--- Start of Dataset ---

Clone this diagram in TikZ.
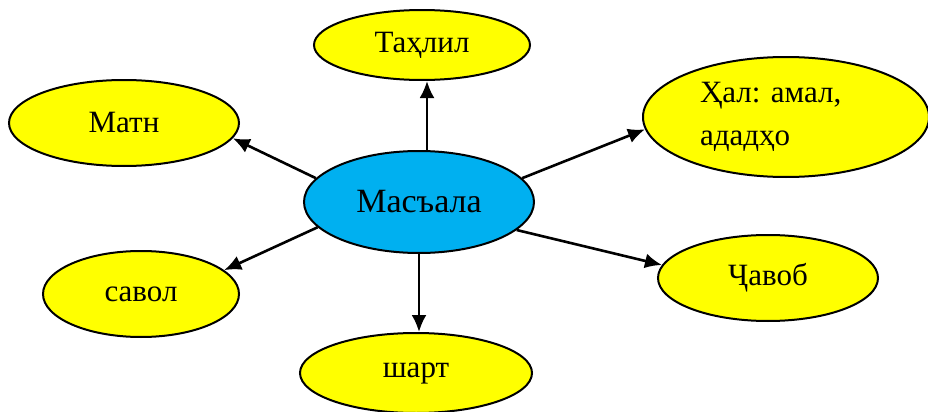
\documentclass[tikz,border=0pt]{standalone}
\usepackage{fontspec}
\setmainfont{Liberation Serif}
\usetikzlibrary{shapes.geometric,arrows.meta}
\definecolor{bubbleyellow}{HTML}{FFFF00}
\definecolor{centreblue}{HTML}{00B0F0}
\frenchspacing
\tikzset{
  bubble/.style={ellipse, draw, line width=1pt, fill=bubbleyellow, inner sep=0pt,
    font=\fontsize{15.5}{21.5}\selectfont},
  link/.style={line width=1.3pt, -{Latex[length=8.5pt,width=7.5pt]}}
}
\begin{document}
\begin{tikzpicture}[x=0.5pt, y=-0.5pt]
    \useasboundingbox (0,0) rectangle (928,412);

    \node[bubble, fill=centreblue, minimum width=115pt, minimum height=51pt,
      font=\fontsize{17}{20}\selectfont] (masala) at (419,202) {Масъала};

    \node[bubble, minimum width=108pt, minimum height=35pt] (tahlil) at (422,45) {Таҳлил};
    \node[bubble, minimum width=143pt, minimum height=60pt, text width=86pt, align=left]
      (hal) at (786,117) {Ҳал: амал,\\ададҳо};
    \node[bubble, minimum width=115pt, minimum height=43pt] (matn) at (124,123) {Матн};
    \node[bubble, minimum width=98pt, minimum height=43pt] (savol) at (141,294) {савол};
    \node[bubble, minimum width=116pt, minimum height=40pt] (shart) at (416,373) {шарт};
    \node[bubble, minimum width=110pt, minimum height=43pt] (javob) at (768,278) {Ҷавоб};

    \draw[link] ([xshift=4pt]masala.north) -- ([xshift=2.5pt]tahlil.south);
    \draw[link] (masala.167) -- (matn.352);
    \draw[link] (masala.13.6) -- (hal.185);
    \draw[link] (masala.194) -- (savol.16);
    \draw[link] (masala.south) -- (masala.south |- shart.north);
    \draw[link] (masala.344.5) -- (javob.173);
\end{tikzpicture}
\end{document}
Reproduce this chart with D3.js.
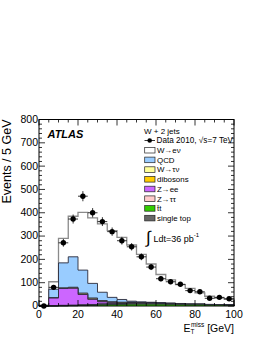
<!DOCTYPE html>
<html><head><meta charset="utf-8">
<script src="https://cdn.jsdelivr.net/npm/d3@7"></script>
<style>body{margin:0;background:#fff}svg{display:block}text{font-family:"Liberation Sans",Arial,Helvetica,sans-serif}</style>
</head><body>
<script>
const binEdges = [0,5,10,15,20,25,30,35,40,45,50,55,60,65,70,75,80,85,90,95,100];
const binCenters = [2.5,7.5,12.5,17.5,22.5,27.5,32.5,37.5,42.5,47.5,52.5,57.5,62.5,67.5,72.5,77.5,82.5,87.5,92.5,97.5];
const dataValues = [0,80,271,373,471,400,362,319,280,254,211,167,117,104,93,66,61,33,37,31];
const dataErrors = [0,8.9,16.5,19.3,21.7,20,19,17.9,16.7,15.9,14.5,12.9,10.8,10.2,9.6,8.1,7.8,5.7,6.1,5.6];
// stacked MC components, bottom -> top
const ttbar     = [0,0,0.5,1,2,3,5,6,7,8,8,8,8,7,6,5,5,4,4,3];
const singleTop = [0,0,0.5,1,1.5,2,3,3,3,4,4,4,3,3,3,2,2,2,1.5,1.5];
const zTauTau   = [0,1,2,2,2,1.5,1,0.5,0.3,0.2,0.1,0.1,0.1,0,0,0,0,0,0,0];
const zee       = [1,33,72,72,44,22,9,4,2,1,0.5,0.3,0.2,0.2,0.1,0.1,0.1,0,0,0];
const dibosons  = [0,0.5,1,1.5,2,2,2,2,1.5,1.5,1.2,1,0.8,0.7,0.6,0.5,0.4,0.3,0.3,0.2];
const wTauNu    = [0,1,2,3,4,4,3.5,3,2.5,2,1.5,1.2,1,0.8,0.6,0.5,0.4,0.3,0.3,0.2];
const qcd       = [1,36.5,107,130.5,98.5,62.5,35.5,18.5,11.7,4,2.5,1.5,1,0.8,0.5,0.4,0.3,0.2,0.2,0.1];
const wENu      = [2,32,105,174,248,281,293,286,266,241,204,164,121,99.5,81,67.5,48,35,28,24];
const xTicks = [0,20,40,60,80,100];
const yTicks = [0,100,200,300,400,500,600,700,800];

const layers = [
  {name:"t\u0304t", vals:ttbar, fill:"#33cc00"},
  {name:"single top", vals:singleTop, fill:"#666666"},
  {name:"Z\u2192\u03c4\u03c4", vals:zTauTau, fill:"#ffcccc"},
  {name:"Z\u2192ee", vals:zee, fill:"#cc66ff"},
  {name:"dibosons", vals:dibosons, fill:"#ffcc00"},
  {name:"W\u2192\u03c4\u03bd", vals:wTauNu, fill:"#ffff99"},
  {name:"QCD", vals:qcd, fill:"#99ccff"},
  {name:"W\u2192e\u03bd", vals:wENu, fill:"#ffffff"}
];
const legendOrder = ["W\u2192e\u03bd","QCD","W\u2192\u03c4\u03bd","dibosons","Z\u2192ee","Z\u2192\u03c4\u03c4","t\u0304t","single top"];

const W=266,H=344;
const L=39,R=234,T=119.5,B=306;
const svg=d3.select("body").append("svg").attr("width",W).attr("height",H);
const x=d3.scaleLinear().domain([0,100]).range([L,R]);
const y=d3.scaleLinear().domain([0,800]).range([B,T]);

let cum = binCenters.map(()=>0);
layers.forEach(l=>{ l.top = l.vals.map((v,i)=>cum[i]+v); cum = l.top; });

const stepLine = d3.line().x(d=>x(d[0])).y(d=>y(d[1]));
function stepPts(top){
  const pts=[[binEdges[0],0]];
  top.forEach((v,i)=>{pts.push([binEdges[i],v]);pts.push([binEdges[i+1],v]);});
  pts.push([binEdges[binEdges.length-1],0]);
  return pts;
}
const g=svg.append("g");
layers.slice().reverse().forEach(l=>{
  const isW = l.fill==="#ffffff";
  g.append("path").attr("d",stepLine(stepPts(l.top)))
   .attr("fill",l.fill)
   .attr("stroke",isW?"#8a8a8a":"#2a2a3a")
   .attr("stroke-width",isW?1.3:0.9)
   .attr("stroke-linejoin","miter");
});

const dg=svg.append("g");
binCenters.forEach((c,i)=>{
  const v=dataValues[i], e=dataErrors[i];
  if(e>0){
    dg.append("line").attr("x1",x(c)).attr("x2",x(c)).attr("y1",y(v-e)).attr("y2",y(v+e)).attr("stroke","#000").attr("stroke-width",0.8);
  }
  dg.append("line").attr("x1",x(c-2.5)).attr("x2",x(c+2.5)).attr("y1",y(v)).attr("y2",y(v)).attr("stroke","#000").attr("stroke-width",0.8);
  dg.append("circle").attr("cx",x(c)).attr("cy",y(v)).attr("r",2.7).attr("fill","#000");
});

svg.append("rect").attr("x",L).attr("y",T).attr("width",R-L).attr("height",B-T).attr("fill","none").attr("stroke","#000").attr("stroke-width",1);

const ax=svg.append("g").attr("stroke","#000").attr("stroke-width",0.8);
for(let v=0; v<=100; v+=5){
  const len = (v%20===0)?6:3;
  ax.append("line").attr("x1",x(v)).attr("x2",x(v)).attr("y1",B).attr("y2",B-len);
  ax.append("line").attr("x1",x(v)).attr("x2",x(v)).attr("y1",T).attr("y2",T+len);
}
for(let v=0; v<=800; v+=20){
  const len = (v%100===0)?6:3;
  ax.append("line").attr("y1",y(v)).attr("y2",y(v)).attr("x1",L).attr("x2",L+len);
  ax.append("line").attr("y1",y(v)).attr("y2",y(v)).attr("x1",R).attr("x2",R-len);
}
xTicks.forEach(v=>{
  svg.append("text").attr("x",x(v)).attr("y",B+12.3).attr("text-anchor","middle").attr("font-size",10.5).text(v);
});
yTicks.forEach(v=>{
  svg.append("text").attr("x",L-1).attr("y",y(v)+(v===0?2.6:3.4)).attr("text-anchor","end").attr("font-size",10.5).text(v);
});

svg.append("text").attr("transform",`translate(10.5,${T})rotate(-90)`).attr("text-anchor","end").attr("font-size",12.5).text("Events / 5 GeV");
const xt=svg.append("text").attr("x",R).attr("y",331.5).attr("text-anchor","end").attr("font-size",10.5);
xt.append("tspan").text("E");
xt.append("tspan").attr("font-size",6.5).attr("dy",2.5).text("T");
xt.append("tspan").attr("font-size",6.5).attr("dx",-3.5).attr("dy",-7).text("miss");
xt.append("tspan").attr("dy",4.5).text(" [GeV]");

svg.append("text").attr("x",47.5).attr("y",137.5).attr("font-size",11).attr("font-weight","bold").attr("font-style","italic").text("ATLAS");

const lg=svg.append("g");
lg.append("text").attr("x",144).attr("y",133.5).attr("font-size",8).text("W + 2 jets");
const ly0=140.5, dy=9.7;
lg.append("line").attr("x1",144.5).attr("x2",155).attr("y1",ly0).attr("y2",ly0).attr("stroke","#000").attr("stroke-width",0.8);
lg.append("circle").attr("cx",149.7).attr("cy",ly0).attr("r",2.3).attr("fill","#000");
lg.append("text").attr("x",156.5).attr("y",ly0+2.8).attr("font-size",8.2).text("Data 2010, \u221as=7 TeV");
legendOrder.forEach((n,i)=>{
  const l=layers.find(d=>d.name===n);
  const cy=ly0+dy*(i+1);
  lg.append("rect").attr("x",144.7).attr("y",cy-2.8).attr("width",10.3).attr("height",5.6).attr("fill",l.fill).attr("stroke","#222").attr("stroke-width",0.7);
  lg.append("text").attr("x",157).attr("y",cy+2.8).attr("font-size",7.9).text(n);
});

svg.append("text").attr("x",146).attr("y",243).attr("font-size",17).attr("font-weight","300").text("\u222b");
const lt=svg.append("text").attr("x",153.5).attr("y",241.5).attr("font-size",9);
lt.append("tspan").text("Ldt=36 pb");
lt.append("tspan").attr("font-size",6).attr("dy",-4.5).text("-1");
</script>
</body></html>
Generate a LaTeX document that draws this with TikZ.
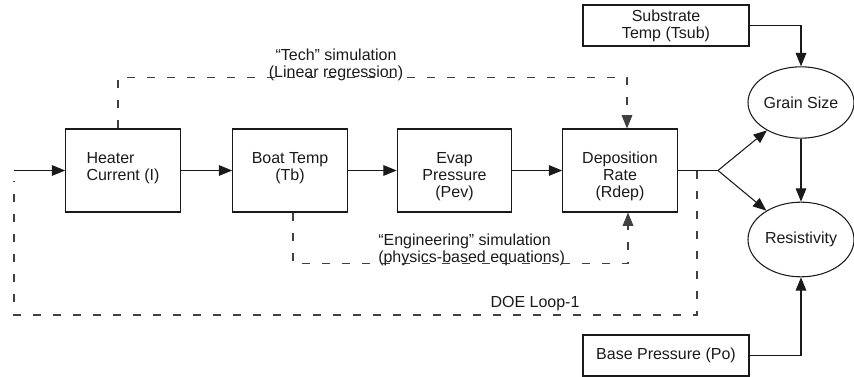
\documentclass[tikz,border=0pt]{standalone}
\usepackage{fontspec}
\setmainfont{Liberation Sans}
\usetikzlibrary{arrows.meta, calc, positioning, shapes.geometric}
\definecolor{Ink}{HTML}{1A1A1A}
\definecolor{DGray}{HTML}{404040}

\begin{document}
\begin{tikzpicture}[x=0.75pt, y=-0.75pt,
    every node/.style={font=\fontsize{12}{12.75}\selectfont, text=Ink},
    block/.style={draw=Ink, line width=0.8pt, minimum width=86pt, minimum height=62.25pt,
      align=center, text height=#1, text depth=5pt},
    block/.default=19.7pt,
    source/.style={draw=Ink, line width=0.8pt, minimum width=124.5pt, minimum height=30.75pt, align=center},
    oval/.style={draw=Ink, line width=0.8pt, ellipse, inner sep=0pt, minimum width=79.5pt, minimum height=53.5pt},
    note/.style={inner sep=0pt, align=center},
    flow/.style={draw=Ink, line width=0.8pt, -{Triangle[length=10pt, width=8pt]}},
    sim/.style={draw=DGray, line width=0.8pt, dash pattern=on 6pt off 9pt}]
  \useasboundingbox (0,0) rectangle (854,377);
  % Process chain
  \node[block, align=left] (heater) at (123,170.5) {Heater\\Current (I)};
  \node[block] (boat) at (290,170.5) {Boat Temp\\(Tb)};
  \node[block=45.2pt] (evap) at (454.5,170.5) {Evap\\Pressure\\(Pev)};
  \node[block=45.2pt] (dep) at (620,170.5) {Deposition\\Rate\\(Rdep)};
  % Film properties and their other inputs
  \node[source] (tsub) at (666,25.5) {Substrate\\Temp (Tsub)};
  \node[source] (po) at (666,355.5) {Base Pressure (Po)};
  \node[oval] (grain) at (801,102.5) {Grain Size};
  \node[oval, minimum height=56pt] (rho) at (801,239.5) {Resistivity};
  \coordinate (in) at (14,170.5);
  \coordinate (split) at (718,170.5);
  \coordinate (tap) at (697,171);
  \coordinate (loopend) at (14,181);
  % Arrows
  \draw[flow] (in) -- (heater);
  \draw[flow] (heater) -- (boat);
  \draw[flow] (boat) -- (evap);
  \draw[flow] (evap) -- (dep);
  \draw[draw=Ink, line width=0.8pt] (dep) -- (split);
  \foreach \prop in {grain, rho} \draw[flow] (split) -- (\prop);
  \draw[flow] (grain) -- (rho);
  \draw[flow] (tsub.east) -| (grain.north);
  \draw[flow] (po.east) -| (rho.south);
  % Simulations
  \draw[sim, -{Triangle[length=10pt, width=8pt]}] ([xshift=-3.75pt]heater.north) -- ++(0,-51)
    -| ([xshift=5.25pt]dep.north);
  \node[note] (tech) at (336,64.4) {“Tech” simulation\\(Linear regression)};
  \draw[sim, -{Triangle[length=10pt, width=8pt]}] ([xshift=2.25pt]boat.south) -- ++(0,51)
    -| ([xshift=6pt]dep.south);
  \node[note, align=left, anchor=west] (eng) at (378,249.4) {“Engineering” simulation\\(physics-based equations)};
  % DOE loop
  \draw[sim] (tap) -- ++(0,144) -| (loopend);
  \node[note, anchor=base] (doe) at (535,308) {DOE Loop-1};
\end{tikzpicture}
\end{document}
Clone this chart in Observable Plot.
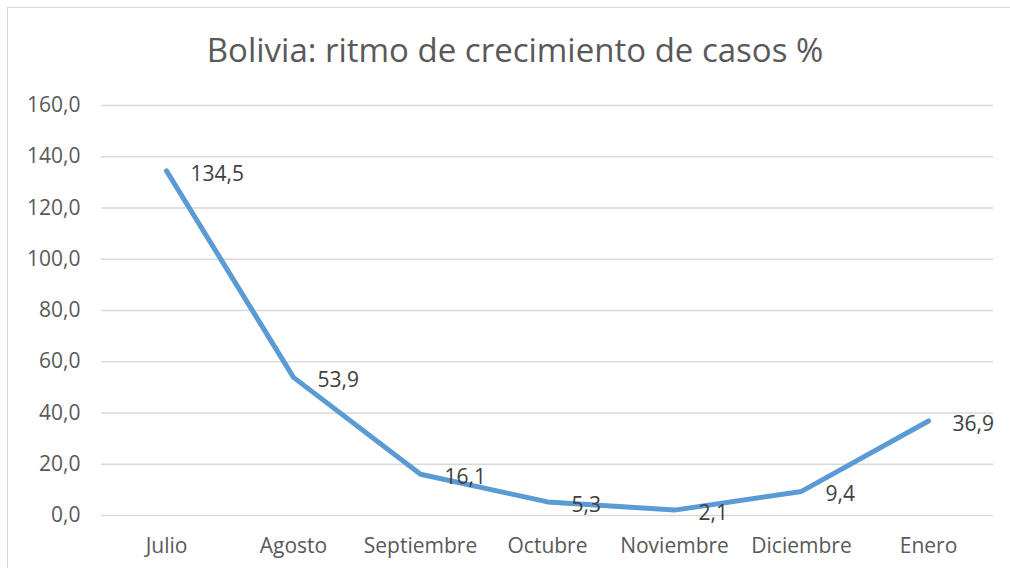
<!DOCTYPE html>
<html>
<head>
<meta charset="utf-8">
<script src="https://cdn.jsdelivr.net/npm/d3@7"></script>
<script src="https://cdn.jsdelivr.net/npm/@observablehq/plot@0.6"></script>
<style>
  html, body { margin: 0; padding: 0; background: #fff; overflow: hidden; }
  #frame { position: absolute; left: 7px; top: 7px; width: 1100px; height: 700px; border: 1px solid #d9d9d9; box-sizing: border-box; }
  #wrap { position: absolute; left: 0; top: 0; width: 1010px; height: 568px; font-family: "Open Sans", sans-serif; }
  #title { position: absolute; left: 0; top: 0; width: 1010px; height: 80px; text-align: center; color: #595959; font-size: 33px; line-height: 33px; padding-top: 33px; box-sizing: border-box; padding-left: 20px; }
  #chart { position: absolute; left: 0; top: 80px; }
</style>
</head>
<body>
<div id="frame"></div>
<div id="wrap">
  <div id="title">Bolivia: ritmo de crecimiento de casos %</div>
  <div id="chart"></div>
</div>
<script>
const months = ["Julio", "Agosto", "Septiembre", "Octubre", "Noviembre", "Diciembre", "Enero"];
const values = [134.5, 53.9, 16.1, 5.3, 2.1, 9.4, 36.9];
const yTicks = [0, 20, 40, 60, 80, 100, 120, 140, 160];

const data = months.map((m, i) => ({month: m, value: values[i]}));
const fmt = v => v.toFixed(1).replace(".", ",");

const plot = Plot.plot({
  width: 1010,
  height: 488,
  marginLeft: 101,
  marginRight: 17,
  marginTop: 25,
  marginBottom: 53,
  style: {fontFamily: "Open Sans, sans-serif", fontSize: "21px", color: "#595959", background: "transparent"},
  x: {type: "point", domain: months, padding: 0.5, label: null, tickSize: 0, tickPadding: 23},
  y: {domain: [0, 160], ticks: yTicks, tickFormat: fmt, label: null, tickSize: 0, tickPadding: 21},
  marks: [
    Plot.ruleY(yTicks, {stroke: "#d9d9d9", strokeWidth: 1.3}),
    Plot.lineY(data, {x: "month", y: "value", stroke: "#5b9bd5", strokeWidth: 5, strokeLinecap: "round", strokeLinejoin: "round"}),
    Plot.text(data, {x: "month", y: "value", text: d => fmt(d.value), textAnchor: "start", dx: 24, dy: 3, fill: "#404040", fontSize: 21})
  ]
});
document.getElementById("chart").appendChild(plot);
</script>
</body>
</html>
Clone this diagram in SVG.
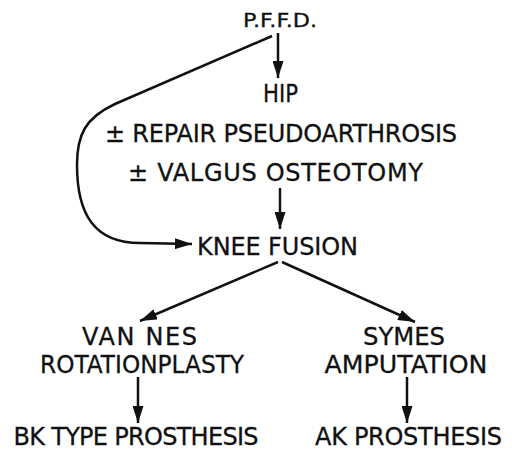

--- End of Dataset ---

• _Stated exercise_: Up to and including the line containing "(masala) at (419,202)", quote each line of the entries above from the very first, please, exactly and without images.

• _Output for this exercise_:
Clone this diagram in TikZ.
\documentclass[tikz,border=0pt]{standalone}
\usepackage{fontspec}
\setmainfont{Liberation Serif}
\usetikzlibrary{shapes.geometric,arrows.meta}
\definecolor{bubbleyellow}{HTML}{FFFF00}
\definecolor{centreblue}{HTML}{00B0F0}
\frenchspacing
\tikzset{
  bubble/.style={ellipse, draw, line width=1pt, fill=bubbleyellow, inner sep=0pt,
    font=\fontsize{15.5}{21.5}\selectfont},
  link/.style={line width=1.3pt, -{Latex[length=8.5pt,width=7.5pt]}}
}
\begin{document}
\begin{tikzpicture}[x=0.5pt, y=-0.5pt]
    \useasboundingbox (0,0) rectangle (928,412);

    \node[bubble, fill=centreblue, minimum width=115pt, minimum height=51pt,
      font=\fontsize{17}{20}\selectfont] (masala) at (419,202) {Масъала};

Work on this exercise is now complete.